Plotting code records —
:::::
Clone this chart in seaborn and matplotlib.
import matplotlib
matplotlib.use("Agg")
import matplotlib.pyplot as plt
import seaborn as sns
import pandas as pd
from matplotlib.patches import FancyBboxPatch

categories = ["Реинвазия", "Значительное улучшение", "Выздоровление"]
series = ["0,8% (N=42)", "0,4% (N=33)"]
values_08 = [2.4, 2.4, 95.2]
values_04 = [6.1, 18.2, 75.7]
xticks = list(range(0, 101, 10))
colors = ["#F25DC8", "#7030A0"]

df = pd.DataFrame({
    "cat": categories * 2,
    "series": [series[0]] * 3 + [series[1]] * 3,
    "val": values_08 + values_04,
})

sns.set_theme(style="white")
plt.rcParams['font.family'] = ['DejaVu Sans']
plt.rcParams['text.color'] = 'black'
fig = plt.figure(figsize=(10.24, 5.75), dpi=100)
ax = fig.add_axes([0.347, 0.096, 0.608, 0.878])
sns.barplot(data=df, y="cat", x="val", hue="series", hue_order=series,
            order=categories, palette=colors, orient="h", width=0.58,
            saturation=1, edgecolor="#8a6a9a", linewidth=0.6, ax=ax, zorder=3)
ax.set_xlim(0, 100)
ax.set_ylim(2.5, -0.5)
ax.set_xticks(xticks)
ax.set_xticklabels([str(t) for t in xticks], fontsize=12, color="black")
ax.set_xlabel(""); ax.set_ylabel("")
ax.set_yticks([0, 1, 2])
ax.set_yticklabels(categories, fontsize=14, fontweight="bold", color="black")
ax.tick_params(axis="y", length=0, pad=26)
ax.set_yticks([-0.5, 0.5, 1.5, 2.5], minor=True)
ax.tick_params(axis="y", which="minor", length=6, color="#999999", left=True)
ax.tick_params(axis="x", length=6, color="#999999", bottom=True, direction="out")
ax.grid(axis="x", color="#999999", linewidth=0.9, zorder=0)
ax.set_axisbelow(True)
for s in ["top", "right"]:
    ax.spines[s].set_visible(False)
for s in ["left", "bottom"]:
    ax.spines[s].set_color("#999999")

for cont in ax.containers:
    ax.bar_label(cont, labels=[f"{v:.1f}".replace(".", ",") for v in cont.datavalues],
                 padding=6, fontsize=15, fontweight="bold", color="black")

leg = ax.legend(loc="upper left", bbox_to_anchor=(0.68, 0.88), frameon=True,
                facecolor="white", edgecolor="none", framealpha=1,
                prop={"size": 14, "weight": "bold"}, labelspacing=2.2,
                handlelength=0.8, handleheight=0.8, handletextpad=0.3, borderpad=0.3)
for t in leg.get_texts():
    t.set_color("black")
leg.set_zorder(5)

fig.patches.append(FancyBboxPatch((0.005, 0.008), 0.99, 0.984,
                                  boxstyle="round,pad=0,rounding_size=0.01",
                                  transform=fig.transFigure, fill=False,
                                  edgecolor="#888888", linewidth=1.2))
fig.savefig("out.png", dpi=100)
:::::
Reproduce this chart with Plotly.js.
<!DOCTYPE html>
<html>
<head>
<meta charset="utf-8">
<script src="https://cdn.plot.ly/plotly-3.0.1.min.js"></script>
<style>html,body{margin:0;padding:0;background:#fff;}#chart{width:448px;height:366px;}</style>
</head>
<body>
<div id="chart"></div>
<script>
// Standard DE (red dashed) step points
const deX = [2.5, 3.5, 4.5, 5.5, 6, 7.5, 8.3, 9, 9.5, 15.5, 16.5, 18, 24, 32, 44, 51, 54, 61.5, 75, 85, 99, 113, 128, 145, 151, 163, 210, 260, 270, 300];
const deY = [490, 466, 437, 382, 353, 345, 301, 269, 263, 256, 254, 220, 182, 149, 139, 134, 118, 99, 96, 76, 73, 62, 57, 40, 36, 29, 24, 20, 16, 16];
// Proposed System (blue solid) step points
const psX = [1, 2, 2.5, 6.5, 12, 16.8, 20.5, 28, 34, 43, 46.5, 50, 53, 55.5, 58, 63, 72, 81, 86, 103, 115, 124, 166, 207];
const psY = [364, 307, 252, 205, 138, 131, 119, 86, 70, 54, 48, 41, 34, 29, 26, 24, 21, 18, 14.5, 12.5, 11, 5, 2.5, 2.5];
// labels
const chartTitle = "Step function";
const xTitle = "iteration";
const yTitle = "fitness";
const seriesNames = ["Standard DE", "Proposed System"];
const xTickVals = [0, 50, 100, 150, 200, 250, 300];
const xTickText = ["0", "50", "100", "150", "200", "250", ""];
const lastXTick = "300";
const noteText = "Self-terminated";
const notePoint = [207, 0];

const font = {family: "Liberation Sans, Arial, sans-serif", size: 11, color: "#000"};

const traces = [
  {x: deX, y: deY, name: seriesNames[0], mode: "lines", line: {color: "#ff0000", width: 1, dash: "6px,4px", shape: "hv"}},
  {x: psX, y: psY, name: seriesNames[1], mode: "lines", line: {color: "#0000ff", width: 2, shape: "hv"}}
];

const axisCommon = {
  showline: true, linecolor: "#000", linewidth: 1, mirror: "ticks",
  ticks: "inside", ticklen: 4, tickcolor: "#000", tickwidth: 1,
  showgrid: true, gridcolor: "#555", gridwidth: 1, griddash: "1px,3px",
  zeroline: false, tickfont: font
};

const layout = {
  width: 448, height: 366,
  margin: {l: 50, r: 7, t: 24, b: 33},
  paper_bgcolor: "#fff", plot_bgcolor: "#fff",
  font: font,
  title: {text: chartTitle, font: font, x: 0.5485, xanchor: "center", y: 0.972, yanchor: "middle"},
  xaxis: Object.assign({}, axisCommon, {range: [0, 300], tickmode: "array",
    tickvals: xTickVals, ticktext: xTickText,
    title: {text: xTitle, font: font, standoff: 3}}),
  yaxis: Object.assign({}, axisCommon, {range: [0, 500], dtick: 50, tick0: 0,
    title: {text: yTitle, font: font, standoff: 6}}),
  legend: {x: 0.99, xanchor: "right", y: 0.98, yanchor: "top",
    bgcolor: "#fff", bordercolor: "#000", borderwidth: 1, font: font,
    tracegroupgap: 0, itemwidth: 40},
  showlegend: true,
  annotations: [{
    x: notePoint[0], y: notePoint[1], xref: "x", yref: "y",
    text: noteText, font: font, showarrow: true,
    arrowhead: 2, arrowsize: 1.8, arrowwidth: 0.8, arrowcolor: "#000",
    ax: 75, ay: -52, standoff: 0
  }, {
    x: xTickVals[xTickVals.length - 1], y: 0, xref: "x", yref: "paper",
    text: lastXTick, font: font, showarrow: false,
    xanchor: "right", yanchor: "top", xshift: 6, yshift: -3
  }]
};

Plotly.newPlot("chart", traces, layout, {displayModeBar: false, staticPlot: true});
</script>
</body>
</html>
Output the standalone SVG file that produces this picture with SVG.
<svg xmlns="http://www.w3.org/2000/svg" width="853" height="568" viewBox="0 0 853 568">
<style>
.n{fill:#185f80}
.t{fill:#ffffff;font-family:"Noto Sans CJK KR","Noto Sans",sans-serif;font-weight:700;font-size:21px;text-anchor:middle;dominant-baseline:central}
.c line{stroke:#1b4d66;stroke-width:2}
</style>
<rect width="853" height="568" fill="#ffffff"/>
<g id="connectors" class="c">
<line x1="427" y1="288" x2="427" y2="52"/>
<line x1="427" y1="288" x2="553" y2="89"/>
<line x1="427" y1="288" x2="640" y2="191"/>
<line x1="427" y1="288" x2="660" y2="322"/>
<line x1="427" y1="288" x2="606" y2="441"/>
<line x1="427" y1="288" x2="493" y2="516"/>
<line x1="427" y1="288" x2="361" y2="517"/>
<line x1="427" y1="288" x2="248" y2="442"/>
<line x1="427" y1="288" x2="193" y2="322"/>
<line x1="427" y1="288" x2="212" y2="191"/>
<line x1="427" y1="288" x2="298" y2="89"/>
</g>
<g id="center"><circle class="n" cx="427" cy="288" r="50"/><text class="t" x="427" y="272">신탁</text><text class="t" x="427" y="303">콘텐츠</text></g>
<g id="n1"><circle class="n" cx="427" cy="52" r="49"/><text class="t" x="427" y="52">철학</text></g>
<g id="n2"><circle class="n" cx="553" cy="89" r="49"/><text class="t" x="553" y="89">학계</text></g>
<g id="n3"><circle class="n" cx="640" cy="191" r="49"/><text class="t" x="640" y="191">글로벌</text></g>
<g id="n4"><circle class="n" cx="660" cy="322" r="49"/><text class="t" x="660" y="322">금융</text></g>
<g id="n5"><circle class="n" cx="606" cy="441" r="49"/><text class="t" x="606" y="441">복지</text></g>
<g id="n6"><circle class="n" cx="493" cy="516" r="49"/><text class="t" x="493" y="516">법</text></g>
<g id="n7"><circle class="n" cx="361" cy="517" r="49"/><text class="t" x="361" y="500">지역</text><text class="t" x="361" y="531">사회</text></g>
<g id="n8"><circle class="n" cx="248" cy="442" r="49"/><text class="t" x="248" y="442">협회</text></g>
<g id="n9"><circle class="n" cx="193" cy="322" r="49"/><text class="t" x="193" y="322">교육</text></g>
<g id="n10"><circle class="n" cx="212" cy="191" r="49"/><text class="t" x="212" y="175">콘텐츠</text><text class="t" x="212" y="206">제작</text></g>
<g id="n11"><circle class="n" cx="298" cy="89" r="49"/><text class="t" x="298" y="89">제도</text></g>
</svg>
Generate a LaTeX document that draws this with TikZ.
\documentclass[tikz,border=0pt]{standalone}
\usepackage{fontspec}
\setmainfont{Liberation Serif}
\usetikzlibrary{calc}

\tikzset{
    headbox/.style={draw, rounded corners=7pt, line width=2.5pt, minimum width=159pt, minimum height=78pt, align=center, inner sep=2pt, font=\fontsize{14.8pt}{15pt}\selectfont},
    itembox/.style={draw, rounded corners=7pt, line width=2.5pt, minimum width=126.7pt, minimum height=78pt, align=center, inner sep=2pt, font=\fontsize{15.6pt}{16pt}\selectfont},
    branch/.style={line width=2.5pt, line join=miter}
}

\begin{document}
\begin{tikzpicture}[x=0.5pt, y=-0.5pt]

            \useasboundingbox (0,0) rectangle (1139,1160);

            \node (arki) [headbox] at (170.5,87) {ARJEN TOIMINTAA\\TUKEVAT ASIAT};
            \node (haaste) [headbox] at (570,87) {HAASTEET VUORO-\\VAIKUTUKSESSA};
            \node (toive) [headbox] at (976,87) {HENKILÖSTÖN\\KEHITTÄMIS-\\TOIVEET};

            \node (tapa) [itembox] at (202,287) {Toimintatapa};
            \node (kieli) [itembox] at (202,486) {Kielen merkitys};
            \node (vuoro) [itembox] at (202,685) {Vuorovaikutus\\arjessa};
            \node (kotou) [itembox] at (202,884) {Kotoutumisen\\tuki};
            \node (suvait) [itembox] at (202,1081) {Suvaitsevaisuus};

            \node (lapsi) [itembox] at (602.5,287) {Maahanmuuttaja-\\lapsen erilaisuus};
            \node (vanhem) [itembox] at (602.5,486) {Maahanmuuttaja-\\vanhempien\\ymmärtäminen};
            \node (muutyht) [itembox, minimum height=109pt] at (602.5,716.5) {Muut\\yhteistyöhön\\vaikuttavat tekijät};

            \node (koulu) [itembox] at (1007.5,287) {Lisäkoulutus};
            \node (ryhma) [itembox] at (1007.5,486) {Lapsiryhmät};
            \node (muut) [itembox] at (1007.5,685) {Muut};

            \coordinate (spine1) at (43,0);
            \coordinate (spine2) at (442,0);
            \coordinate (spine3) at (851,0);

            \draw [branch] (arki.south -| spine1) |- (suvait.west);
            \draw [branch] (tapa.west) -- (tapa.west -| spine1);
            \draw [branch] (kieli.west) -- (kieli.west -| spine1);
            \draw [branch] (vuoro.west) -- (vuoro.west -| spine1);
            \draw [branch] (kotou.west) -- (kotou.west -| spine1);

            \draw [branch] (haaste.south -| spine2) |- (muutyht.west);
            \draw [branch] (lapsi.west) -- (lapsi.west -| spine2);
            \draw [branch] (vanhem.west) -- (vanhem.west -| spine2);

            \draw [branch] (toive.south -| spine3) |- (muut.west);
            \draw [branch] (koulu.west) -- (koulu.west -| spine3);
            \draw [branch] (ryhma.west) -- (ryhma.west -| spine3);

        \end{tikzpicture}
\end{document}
:::::
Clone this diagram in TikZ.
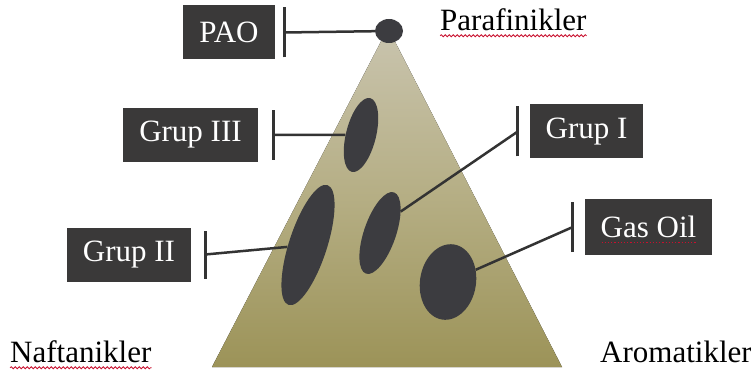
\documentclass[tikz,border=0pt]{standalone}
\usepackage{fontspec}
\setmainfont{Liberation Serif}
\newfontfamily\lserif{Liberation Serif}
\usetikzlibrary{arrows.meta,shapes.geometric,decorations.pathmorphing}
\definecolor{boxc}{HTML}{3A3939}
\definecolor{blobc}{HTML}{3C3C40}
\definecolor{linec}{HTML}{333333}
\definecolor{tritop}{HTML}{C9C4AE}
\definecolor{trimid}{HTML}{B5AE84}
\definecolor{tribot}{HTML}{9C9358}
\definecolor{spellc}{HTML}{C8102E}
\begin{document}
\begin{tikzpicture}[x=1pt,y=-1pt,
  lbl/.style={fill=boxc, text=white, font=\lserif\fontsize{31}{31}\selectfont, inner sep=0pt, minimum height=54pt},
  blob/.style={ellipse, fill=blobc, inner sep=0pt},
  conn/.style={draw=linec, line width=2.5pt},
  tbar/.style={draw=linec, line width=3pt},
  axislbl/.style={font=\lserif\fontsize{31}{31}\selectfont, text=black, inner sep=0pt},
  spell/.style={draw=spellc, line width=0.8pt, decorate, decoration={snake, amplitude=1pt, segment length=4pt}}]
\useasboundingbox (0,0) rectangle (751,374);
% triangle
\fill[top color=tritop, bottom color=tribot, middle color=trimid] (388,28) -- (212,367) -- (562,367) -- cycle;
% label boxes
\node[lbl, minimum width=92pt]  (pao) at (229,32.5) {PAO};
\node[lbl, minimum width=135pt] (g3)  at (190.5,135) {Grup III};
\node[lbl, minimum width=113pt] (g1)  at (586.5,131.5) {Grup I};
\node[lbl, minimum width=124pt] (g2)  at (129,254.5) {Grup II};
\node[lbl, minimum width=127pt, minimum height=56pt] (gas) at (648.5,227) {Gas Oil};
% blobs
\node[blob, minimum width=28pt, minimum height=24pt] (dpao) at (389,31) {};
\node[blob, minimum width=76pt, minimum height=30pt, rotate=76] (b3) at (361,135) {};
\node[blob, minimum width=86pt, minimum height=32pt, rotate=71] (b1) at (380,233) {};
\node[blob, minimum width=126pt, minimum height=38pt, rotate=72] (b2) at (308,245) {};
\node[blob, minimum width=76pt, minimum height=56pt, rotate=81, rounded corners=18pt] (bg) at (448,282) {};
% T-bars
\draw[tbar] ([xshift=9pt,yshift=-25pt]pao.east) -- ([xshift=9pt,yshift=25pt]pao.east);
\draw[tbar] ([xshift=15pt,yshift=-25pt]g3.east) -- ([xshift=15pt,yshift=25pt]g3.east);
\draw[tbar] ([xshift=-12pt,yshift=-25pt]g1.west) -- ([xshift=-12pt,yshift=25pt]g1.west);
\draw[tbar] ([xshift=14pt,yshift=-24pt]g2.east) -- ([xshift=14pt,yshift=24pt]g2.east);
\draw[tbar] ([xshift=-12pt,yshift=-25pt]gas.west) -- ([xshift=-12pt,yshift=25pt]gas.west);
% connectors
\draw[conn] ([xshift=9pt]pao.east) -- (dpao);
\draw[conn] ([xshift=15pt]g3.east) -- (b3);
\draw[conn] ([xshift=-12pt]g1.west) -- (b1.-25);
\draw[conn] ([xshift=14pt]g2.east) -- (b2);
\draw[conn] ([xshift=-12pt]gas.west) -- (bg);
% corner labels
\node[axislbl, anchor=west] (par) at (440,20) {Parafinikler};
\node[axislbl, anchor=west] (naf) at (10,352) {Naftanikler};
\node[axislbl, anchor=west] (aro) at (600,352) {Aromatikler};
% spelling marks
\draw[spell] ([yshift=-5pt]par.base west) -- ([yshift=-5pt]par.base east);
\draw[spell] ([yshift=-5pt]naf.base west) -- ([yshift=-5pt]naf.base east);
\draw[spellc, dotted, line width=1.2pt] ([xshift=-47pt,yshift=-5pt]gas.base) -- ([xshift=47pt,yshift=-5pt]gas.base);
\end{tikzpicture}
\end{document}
:::::
Written problem —
Exactly those lines that run from the line with "Clone this chart in seaborn and matplotlib." through the line with "from matplotlib.patches import FancyBboxPatch" are to be reproduced; both end lines belong to the range.

Worked solution —
Clone this chart in seaborn and matplotlib.
import matplotlib
matplotlib.use("Agg")
import matplotlib.pyplot as plt
import seaborn as sns
import pandas as pd
from matplotlib.patches import FancyBboxPatch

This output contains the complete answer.